== Provided records
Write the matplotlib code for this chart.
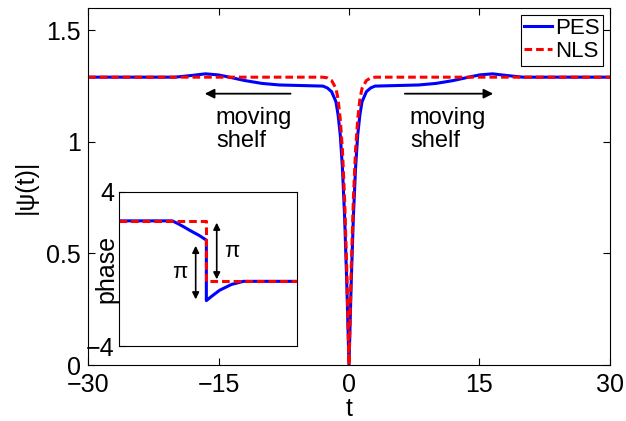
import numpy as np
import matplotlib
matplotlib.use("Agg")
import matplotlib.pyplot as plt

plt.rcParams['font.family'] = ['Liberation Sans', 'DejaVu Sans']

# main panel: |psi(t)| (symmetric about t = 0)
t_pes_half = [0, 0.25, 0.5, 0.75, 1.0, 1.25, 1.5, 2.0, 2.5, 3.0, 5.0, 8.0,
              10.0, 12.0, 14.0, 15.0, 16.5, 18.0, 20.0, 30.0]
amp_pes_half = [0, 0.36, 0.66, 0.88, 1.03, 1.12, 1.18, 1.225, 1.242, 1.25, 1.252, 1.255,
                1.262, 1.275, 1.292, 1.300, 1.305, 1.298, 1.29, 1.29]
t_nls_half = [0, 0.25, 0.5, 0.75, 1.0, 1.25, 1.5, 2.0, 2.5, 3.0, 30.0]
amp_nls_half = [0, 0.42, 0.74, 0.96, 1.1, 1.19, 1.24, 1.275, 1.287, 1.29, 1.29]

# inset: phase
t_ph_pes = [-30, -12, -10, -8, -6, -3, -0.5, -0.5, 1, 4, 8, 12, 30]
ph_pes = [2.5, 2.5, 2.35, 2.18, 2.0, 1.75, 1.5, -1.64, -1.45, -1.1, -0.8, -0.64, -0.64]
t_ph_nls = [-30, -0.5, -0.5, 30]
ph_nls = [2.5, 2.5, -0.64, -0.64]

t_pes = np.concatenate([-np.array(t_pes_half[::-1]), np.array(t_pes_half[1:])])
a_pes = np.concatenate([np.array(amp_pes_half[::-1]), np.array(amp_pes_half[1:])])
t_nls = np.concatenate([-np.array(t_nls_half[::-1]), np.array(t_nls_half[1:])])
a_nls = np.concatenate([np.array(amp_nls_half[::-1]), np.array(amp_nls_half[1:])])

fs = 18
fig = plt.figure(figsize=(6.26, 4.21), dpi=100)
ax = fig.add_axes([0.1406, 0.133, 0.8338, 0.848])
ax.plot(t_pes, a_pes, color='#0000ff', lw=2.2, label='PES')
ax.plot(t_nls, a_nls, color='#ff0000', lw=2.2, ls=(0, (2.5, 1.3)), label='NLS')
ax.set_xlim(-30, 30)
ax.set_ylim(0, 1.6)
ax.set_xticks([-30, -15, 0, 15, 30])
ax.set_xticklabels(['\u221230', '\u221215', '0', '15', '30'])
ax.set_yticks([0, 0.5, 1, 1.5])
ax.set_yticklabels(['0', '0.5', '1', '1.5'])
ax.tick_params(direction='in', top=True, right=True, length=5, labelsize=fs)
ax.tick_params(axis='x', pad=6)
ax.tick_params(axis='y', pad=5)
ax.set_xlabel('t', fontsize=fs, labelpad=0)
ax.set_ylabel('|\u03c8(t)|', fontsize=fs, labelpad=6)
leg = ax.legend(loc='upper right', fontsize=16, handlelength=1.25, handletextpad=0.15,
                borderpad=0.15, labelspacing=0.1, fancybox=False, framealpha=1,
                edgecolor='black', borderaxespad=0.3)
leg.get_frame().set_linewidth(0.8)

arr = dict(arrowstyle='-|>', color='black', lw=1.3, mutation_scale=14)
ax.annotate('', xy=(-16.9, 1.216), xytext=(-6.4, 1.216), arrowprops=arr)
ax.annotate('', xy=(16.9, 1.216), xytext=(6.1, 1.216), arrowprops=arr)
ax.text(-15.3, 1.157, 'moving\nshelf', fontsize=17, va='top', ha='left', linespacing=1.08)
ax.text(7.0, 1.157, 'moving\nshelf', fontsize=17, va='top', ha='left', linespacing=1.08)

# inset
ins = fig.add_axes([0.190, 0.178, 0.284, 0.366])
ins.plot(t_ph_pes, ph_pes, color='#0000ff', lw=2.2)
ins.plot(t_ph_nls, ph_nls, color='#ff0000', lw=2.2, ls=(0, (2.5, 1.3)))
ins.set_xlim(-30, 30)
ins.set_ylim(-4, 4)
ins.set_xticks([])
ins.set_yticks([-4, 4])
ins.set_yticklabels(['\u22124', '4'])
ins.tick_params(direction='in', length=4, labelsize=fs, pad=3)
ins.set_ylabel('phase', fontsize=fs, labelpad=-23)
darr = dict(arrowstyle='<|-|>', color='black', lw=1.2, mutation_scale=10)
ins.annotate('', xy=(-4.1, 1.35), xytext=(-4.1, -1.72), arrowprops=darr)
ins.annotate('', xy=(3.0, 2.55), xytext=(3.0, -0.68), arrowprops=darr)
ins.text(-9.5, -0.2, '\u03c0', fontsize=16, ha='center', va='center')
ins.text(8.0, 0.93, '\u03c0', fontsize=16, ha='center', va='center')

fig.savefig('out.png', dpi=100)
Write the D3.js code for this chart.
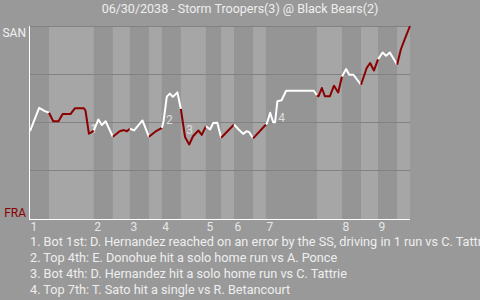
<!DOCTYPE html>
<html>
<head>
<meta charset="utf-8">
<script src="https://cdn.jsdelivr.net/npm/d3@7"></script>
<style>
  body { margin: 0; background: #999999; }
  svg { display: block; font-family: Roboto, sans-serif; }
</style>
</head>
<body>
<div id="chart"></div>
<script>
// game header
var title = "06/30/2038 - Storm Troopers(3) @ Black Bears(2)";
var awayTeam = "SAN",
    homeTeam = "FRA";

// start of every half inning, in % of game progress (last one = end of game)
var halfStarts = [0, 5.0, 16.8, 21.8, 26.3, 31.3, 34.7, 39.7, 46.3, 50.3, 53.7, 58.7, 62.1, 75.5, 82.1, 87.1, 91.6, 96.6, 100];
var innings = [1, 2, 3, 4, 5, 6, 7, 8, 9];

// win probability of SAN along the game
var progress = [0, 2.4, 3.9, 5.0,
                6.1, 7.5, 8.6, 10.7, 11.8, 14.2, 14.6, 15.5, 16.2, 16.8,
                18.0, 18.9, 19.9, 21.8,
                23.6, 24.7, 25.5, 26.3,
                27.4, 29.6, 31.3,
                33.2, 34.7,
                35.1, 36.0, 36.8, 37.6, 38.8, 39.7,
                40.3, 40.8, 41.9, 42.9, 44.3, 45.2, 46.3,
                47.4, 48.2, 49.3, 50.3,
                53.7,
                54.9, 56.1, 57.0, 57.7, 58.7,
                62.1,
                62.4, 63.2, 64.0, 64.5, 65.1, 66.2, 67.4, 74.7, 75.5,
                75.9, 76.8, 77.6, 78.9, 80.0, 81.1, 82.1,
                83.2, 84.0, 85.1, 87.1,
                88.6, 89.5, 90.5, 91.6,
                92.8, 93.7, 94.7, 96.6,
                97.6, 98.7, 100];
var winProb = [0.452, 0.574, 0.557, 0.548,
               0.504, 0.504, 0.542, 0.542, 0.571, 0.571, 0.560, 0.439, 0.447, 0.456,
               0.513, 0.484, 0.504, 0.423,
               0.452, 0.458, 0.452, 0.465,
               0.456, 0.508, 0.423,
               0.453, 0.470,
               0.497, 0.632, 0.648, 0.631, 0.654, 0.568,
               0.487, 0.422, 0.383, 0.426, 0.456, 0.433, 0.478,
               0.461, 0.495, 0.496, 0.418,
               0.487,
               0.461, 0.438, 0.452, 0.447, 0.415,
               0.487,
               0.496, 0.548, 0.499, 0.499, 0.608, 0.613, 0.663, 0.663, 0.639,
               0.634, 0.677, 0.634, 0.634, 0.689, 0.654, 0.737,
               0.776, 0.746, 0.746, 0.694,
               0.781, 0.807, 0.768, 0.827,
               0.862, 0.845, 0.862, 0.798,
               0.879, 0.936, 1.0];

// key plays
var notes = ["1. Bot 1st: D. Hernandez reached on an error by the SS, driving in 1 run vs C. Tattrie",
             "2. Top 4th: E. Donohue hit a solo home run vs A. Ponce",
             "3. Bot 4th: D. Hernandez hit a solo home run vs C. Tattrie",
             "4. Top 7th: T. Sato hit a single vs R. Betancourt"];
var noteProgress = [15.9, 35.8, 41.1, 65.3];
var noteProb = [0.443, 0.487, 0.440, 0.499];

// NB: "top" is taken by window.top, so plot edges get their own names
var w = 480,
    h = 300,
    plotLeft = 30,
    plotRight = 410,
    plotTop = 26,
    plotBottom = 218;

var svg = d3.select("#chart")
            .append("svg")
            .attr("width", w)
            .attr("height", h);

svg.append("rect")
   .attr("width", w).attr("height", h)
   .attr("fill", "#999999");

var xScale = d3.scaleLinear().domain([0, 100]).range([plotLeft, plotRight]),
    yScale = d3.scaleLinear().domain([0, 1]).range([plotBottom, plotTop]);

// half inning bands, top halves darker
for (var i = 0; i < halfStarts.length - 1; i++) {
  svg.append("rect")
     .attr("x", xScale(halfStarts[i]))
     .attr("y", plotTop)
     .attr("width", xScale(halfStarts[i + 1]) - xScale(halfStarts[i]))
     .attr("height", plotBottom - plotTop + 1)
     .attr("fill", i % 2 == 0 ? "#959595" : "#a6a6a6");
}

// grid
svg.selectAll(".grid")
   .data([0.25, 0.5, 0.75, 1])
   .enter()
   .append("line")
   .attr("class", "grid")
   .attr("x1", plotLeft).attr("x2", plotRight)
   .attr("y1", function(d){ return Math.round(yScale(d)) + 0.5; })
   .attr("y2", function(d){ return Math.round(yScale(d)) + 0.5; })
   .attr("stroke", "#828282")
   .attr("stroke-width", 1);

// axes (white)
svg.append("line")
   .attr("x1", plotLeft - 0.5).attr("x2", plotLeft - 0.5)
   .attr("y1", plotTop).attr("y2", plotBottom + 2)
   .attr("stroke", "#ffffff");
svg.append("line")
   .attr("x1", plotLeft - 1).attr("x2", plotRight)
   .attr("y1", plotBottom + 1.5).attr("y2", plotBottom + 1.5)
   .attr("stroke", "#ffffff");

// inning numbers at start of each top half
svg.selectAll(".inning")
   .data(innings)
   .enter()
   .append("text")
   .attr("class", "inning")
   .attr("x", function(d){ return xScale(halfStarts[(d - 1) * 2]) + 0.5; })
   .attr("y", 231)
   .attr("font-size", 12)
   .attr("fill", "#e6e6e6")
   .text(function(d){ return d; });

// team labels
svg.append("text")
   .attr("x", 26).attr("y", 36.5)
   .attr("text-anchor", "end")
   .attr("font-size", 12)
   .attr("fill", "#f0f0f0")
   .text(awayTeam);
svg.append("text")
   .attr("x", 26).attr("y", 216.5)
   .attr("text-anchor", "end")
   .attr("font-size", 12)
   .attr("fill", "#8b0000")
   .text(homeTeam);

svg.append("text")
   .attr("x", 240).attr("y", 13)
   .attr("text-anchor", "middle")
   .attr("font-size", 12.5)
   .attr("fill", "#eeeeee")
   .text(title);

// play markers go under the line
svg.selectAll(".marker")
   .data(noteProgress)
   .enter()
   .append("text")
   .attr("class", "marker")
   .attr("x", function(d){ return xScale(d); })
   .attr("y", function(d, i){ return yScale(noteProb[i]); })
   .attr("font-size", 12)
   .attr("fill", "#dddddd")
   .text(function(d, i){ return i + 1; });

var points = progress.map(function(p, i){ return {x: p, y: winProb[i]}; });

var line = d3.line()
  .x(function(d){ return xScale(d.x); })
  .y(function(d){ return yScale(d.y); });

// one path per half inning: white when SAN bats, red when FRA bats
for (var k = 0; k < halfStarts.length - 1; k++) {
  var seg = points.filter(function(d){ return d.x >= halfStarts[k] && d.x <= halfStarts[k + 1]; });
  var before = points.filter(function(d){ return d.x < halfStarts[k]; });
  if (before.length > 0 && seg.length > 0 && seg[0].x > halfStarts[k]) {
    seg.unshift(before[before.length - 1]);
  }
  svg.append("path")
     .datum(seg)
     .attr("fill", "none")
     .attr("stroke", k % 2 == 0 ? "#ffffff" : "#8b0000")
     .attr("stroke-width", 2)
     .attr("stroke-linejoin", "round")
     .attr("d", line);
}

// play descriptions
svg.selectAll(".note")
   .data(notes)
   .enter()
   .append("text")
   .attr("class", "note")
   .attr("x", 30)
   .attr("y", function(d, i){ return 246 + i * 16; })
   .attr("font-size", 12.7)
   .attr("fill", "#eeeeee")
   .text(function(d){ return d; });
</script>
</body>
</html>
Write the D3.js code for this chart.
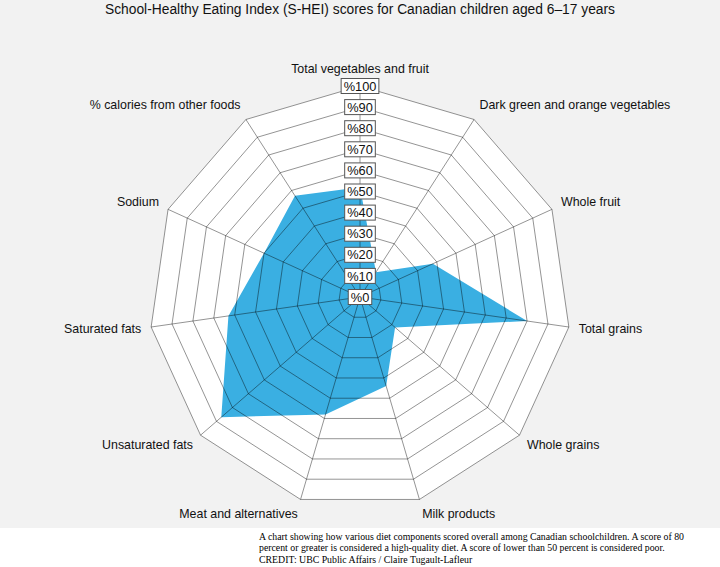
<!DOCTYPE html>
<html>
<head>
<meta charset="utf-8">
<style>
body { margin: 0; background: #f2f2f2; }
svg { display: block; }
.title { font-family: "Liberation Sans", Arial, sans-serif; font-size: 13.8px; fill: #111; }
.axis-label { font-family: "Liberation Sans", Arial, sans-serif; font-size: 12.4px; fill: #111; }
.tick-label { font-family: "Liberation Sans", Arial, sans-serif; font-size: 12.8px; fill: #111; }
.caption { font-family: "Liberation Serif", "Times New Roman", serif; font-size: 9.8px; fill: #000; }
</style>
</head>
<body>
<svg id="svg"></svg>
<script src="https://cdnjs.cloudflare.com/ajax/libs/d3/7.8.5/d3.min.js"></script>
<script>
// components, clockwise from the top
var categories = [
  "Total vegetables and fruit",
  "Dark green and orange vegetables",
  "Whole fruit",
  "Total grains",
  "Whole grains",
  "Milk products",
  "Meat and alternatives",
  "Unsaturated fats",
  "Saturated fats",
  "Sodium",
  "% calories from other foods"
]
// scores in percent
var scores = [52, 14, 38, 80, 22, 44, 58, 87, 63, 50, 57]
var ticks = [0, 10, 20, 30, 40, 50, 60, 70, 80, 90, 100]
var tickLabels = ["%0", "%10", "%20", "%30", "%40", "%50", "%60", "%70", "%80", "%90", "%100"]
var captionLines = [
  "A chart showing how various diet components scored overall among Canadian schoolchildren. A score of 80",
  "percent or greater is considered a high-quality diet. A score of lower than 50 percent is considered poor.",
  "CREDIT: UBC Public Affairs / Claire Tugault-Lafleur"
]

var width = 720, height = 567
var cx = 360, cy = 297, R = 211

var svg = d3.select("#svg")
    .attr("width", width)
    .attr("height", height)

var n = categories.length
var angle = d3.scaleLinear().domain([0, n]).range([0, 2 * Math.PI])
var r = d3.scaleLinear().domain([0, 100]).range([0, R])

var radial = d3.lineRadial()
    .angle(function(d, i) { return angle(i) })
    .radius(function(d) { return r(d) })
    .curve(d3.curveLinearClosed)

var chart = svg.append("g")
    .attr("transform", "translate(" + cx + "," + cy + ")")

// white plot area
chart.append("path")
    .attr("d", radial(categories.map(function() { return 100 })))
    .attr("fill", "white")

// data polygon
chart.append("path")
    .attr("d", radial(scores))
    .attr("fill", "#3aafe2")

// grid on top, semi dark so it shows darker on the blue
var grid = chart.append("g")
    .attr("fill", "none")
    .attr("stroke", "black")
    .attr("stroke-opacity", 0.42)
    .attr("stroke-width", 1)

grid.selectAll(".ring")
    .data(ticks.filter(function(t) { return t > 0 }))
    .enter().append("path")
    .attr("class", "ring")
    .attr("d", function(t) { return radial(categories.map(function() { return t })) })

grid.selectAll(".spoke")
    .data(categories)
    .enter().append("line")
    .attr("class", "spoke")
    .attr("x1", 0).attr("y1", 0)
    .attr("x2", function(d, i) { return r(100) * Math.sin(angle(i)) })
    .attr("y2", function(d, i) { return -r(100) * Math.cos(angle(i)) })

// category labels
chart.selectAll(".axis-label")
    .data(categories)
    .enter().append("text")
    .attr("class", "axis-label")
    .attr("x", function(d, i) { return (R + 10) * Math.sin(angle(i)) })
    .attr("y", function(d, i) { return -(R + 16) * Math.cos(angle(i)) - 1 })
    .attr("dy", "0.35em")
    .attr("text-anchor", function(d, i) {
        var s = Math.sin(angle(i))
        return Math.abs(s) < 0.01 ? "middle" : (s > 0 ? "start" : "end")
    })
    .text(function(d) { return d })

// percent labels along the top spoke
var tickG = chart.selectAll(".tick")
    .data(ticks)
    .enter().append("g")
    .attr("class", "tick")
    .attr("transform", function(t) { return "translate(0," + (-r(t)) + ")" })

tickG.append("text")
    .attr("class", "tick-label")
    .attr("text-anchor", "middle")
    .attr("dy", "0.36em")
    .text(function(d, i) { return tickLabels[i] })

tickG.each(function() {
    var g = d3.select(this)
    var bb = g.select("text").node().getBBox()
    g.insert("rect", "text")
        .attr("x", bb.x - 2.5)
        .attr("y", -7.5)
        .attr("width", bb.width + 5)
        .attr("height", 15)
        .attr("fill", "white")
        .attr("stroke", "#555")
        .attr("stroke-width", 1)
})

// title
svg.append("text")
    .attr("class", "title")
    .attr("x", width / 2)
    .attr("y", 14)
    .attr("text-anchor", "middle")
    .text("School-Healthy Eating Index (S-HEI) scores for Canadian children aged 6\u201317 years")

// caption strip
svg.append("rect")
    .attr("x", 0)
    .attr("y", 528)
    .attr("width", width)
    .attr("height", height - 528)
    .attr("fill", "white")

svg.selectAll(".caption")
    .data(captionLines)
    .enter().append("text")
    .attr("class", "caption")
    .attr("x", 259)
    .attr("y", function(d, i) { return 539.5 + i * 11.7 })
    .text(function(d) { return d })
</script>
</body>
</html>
====
Direction -> Your task is to restate word for word the lines from the top of the data to the line containing "plt.rcParams['font.family'] = ['Liberation", both ends included, with every picture left out.

Response to this exercise ->
Write the matplotlib code for this chart.
import numpy as np
import matplotlib
matplotlib.use("Agg")
import matplotlib.pyplot as plt

plt.rcParams['font.family'] = ['Liberation Sans', 'DejaVu Sans']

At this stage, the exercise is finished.